Ontario, Alberta, Sask. to cover 'life-changing' cystic fibrosis drug
3 provinces will pay to provide eligible patients with Trikafta, which costs roughly $300K a year
Three provinces say they'll start covering the cost of a new drug that experts describe as a "life-changing" treatment for cystic fibrosis.
Ontario, Alberta and Saskatchewan announced Friday that they'll pay to provide eligible patients with Trikafta, which costs roughly $300,000 a year at its list price, under their publicly funded drug programs.
The news comes a week after the Pan-Canadian Pharmaceutical Alliance, which negotiates the prices of medicines on behalf of provinces and territories, reached an agreement with Vertex Pharmaceuticals on the costs and conditions of covering Trikafta.

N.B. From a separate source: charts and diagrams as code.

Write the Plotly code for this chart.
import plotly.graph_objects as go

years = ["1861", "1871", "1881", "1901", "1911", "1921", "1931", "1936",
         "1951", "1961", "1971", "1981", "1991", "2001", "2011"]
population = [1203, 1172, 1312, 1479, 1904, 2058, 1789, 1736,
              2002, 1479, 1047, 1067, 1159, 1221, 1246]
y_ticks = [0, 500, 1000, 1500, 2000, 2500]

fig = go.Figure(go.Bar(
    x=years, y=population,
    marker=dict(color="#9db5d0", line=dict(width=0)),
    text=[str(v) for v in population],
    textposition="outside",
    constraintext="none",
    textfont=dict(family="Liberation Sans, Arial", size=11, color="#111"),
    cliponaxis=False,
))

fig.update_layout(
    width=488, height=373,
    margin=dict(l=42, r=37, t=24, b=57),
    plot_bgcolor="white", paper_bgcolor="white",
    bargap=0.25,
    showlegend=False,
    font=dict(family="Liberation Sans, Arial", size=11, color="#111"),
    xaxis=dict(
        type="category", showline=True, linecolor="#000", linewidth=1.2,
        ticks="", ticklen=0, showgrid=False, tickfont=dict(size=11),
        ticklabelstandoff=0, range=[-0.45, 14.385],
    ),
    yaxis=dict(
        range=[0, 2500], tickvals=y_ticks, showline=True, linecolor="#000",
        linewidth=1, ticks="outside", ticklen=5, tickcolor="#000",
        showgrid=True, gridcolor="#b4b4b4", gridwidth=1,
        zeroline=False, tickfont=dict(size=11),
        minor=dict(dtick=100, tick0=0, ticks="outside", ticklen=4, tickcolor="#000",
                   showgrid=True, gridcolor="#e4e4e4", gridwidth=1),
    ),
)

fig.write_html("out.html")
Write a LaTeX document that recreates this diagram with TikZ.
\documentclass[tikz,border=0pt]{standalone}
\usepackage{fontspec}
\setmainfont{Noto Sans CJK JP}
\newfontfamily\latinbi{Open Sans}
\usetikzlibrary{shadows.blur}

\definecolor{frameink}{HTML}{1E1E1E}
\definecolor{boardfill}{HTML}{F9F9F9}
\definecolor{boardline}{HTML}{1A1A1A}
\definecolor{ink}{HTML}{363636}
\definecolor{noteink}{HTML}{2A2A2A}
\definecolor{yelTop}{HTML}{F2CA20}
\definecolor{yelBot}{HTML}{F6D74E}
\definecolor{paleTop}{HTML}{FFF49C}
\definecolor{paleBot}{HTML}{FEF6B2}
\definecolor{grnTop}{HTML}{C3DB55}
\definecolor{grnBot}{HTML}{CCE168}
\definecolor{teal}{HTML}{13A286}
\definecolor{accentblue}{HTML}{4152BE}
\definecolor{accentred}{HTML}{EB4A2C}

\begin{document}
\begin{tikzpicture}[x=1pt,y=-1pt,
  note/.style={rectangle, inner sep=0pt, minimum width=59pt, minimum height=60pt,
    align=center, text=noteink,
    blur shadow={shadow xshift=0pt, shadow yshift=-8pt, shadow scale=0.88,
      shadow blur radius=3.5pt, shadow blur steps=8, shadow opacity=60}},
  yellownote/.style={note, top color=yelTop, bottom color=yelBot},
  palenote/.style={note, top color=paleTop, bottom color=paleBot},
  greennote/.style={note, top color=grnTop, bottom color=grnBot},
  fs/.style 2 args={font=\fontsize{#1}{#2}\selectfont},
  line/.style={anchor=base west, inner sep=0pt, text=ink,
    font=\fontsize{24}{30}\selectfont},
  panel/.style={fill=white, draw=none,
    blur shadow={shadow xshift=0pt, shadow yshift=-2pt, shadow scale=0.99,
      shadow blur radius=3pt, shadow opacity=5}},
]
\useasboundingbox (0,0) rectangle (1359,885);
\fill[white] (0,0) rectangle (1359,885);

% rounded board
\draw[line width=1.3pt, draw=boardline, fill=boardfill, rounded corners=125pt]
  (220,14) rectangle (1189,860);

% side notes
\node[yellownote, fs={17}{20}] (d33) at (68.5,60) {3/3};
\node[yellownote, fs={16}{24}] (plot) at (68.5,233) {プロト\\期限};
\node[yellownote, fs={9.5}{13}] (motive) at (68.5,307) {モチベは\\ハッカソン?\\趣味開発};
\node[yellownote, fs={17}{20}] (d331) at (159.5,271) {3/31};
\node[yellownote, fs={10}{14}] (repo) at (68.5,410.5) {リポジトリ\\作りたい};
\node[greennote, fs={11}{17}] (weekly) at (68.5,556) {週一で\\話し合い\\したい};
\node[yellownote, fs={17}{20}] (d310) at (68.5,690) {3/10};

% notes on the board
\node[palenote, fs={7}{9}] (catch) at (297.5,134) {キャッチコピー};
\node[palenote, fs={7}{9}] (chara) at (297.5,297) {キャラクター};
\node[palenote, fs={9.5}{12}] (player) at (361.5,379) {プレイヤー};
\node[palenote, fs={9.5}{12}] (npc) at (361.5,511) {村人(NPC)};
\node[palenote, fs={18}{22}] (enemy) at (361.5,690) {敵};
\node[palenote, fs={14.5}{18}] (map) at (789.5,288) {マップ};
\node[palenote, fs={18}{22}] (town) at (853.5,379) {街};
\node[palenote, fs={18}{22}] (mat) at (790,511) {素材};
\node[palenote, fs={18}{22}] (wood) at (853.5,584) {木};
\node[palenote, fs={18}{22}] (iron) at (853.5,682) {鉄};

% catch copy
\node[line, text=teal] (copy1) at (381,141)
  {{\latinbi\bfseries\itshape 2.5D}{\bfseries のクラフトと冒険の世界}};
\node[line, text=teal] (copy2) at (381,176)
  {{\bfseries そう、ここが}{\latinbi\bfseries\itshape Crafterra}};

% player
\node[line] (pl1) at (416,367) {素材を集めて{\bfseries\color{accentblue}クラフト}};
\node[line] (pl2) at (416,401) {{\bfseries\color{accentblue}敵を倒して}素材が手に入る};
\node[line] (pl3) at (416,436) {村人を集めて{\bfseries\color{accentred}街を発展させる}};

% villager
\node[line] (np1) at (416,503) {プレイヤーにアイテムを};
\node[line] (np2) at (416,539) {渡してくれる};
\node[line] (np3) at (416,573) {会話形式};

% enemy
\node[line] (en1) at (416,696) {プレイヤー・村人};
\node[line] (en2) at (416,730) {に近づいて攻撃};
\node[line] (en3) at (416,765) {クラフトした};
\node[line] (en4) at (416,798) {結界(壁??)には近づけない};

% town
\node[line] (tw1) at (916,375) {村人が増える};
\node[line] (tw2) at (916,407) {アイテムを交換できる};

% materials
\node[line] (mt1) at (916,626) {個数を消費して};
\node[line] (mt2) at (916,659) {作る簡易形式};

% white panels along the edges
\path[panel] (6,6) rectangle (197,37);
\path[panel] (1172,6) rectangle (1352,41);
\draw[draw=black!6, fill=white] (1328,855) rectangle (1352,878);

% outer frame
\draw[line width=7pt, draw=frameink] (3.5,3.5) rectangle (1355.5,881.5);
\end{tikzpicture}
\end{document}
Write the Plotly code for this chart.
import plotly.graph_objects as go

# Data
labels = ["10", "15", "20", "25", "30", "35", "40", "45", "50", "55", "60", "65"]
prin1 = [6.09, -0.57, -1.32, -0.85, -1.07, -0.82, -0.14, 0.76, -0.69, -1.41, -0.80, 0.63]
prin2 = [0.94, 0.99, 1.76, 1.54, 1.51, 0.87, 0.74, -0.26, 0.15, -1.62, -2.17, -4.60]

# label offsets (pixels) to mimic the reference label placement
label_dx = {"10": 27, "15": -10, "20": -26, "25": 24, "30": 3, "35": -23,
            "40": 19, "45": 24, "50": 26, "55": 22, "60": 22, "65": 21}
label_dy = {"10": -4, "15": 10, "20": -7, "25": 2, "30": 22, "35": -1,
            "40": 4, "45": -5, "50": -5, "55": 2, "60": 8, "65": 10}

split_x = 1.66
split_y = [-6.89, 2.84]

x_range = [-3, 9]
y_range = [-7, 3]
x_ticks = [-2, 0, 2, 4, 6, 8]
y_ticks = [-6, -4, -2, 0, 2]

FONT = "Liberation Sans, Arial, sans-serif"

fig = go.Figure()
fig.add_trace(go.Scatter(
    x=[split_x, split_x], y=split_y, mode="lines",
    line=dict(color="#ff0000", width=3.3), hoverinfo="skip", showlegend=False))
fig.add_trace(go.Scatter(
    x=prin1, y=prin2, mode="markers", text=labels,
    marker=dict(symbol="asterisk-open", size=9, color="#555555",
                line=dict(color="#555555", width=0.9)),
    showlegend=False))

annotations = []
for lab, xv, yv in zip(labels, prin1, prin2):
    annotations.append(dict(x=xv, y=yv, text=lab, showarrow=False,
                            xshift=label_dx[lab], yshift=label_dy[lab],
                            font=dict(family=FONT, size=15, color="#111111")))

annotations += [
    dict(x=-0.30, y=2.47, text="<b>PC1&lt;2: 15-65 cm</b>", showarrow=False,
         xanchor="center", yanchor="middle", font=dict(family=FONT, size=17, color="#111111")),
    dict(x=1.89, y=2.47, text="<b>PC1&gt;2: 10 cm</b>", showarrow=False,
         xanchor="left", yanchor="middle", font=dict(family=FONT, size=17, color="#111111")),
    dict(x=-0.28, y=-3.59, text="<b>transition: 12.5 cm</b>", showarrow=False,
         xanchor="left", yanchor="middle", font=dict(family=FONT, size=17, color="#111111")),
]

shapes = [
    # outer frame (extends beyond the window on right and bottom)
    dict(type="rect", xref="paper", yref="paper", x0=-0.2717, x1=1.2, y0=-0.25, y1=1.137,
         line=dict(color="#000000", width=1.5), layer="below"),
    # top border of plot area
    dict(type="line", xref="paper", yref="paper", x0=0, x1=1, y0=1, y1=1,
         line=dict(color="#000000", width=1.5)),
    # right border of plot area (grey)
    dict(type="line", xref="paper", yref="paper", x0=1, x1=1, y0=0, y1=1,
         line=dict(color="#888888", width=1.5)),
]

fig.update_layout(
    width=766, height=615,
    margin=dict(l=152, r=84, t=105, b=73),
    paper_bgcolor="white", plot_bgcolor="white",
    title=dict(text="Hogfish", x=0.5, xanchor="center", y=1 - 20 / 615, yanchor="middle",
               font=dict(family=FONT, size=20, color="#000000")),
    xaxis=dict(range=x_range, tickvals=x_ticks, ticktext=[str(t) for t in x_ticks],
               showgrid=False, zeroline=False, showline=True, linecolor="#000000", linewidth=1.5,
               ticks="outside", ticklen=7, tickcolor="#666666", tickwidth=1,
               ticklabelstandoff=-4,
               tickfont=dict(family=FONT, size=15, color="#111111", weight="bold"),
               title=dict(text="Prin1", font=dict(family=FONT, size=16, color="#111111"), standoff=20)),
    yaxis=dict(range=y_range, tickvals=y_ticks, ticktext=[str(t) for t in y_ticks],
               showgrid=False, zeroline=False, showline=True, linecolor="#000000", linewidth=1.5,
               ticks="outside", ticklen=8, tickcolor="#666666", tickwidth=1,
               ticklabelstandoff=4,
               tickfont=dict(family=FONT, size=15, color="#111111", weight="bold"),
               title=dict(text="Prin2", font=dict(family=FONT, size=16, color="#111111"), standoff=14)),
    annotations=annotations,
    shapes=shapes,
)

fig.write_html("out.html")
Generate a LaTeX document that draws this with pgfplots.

The provinces that listed the drug haven't specified eligibility criteria, however, the Canadian Agency for Drugs and Technologies in Health has issued a draft recommendation that would restrict the therapy to patients with less than 90 per cent lung function.
The chief scientific officer of Cystic Fibrosis Canada called Trikafta the "biggest innovation in cystic fibrosis treatment," noting that research suggests the drug could be effective in 90 per cent of patients.
Dr. John Wallenburg says the three-drug therapy could have profound health benefits because it targets a faulty protein that causes the buildup of mucus that clogs the lungs and digestive system.
"This is a drug that by its mechanism of action is different from anything that most people with cystic fibrosis have been able to access in the past," Wallenburg said. "We've been treating the symptoms of the disease for decades, and we've done great doing that, but this is a drug that goes in and corrects the basic defect."
Health Canada approved Trikafta for patients aged 12 and older in June after a prolonged campaign to make the drug available in Canada.
Wallenburg believes the public pressure helped hasten Trikafta's trajectory through Canada's complex drug-pricing system.
"We think that this sort of lays the groundwork and sets a precedent for all of the other provinces ... to follow suit as quickly as possible."
Cystic Fibrosis Canada estimates that about 4,300 Canadians have the disease.